Give back the full listing verbatim, apart from its images.
## begin Supplied information
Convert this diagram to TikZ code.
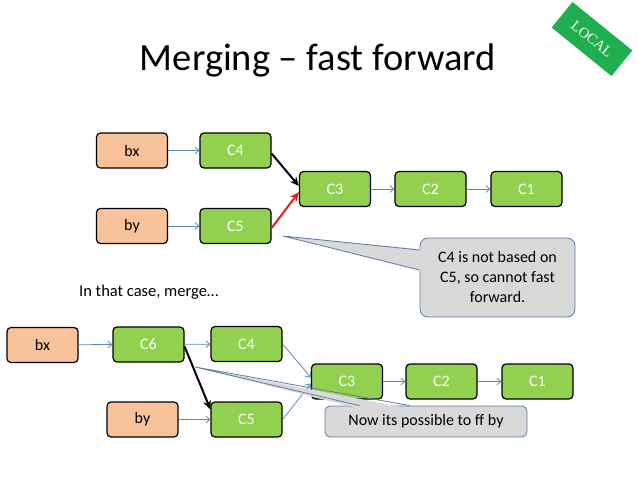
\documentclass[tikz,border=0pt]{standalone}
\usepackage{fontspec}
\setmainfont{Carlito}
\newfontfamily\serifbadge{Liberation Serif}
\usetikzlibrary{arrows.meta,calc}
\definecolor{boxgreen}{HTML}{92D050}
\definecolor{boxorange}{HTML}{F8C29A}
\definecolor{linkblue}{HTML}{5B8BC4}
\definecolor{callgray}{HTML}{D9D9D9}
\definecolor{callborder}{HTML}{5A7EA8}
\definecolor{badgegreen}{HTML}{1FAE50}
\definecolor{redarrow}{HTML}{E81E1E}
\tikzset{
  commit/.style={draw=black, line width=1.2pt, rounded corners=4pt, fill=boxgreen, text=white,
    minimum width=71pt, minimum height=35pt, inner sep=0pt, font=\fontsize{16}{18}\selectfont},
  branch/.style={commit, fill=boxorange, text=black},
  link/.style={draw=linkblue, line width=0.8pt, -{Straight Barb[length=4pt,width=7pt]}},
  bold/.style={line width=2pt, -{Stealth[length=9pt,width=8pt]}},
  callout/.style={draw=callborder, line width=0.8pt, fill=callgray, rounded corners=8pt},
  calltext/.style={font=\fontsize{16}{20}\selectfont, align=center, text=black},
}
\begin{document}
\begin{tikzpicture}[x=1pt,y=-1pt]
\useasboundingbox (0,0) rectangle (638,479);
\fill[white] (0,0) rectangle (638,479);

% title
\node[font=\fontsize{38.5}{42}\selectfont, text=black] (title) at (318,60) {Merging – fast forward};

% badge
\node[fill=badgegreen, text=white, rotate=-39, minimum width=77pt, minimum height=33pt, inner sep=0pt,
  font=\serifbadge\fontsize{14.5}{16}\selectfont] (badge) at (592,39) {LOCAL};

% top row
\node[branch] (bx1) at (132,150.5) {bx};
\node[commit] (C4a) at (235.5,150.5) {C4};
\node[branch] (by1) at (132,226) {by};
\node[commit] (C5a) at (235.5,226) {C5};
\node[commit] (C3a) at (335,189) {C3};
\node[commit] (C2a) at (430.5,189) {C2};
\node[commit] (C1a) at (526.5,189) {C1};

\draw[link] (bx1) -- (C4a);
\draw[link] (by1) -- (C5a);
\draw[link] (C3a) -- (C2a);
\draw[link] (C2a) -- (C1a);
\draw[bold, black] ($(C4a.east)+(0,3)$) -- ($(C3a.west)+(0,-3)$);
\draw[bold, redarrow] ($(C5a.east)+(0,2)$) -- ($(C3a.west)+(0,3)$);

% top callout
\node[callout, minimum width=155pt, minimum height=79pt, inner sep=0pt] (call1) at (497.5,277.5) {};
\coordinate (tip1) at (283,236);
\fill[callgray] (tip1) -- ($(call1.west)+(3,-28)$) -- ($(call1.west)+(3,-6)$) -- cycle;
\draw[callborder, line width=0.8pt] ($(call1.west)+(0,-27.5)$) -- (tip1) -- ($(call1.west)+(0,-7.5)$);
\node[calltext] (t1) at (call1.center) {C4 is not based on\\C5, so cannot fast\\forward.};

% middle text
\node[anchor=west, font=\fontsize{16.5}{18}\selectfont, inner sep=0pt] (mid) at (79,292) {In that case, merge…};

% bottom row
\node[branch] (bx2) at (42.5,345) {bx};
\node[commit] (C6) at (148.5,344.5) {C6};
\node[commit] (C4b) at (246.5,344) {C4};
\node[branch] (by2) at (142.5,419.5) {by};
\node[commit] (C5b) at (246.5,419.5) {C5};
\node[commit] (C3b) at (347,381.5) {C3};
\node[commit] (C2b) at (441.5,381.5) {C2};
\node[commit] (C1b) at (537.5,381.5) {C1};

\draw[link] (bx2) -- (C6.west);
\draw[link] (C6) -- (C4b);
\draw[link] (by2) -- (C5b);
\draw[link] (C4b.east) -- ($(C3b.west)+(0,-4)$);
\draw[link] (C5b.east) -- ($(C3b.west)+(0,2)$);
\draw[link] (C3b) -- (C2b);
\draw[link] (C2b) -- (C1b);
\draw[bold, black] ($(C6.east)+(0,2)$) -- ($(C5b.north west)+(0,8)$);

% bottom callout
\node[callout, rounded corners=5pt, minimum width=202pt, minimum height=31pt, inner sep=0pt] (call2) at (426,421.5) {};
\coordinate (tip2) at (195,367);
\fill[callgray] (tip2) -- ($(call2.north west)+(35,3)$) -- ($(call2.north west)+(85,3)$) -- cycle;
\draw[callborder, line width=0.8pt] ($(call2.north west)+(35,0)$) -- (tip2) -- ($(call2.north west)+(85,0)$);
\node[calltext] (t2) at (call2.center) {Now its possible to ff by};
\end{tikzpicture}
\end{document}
## end Supplied information
Output of the exercise.
Convert this diagram to TikZ code.
\documentclass[tikz,border=0pt]{standalone}
\usepackage{fontspec}
\setmainfont{Carlito}
\newfontfamily\serifbadge{Liberation Serif}
\usetikzlibrary{arrows.meta,calc}
\definecolor{boxgreen}{HTML}{92D050}
\definecolor{boxorange}{HTML}{F8C29A}
\definecolor{linkblue}{HTML}{5B8BC4}
\definecolor{callgray}{HTML}{D9D9D9}
\definecolor{callborder}{HTML}{5A7EA8}
\definecolor{badgegreen}{HTML}{1FAE50}
\definecolor{redarrow}{HTML}{E81E1E}
\tikzset{
  commit/.style={draw=black, line width=1.2pt, rounded corners=4pt, fill=boxgreen, text=white,
    minimum width=71pt, minimum height=35pt, inner sep=0pt, font=\fontsize{16}{18}\selectfont},
  branch/.style={commit, fill=boxorange, text=black},
  link/.style={draw=linkblue, line width=0.8pt, -{Straight Barb[length=4pt,width=7pt]}},
  bold/.style={line width=2pt, -{Stealth[length=9pt,width=8pt]}},
  callout/.style={draw=callborder, line width=0.8pt, fill=callgray, rounded corners=8pt},
  calltext/.style={font=\fontsize{16}{20}\selectfont, align=center, text=black},
}
\begin{document}
\begin{tikzpicture}[x=1pt,y=-1pt]
\useasboundingbox (0,0) rectangle (638,479);
\fill[white] (0,0) rectangle (638,479);

% title
\node[font=\fontsize{38.5}{42}\selectfont, text=black] (title) at (318,60) {Merging – fast forward};

% badge
\node[fill=badgegreen, text=white, rotate=-39, minimum width=77pt, minimum height=33pt, inner sep=0pt,
  font=\serifbadge\fontsize{14.5}{16}\selectfont] (badge) at (592,39) {LOCAL};

% top row
\node[branch] (bx1) at (132,150.5) {bx};
\node[commit] (C4a) at (235.5,150.5) {C4};
\node[branch] (by1) at (132,226) {by};
\node[commit] (C5a) at (235.5,226) {C5};
\node[commit] (C3a) at (335,189) {C3};
\node[commit] (C2a) at (430.5,189) {C2};
\node[commit] (C1a) at (526.5,189) {C1};

\draw[link] (bx1) -- (C4a);
\draw[link] (by1) -- (C5a);
\draw[link] (C3a) -- (C2a);
\draw[link] (C2a) -- (C1a);
\draw[bold, black] ($(C4a.east)+(0,3)$) -- ($(C3a.west)+(0,-3)$);
\draw[bold, redarrow] ($(C5a.east)+(0,2)$) -- ($(C3a.west)+(0,3)$);

% top callout
\node[callout, minimum width=155pt, minimum height=79pt, inner sep=0pt] (call1) at (497.5,277.5) {};
\coordinate (tip1) at (283,236);
\fill[callgray] (tip1) -- ($(call1.west)+(3,-28)$) -- ($(call1.west)+(3,-6)$) -- cycle;
\draw[callborder, line width=0.8pt] ($(call1.west)+(0,-27.5)$) -- (tip1) -- ($(call1.west)+(0,-7.5)$);
\node[calltext] (t1) at (call1.center) {C4 is not based on\\C5, so cannot fast\\forward.};

% middle text
\node[anchor=west, font=\fontsize{16.5}{18}\selectfont, inner sep=0pt] (mid) at (79,292) {In that case, merge…};

% bottom row
\node[branch] (bx2) at (42.5,345) {bx};
\node[commit] (C6) at (148.5,344.5) {C6};
\node[commit] (C4b) at (246.5,344) {C4};
\node[branch] (by2) at (142.5,419.5) {by};
\node[commit] (C5b) at (246.5,419.5) {C5};
\node[commit] (C3b) at (347,381.5) {C3};
\node[commit] (C2b) at (441.5,381.5) {C2};
\node[commit] (C1b) at (537.5,381.5) {C1};

\draw[link] (bx2) -- (C6.west);
\draw[link] (C6) -- (C4b);
\draw[link] (by2) -- (C5b);
\draw[link] (C4b.east) -- ($(C3b.west)+(0,-4)$);
\draw[link] (C5b.east) -- ($(C3b.west)+(0,2)$);
\draw[link] (C3b) -- (C2b);
\draw[link] (C2b) -- (C1b);
\draw[bold, black] ($(C6.east)+(0,2)$) -- ($(C5b.north west)+(0,8)$);

% bottom callout
\node[callout, rounded corners=5pt, minimum width=202pt, minimum height=31pt, inner sep=0pt] (call2) at (426,421.5) {};
\coordinate (tip2) at (195,367);
\fill[callgray] (tip2) -- ($(call2.north west)+(35,3)$) -- ($(call2.north west)+(85,3)$) -- cycle;
\draw[callborder, line width=0.8pt] ($(call2.north west)+(35,0)$) -- (tip2) -- ($(call2.north west)+(85,0)$);
\node[calltext] (t2) at (call2.center) {Now its possible to ff by};
\end{tikzpicture}
\end{document}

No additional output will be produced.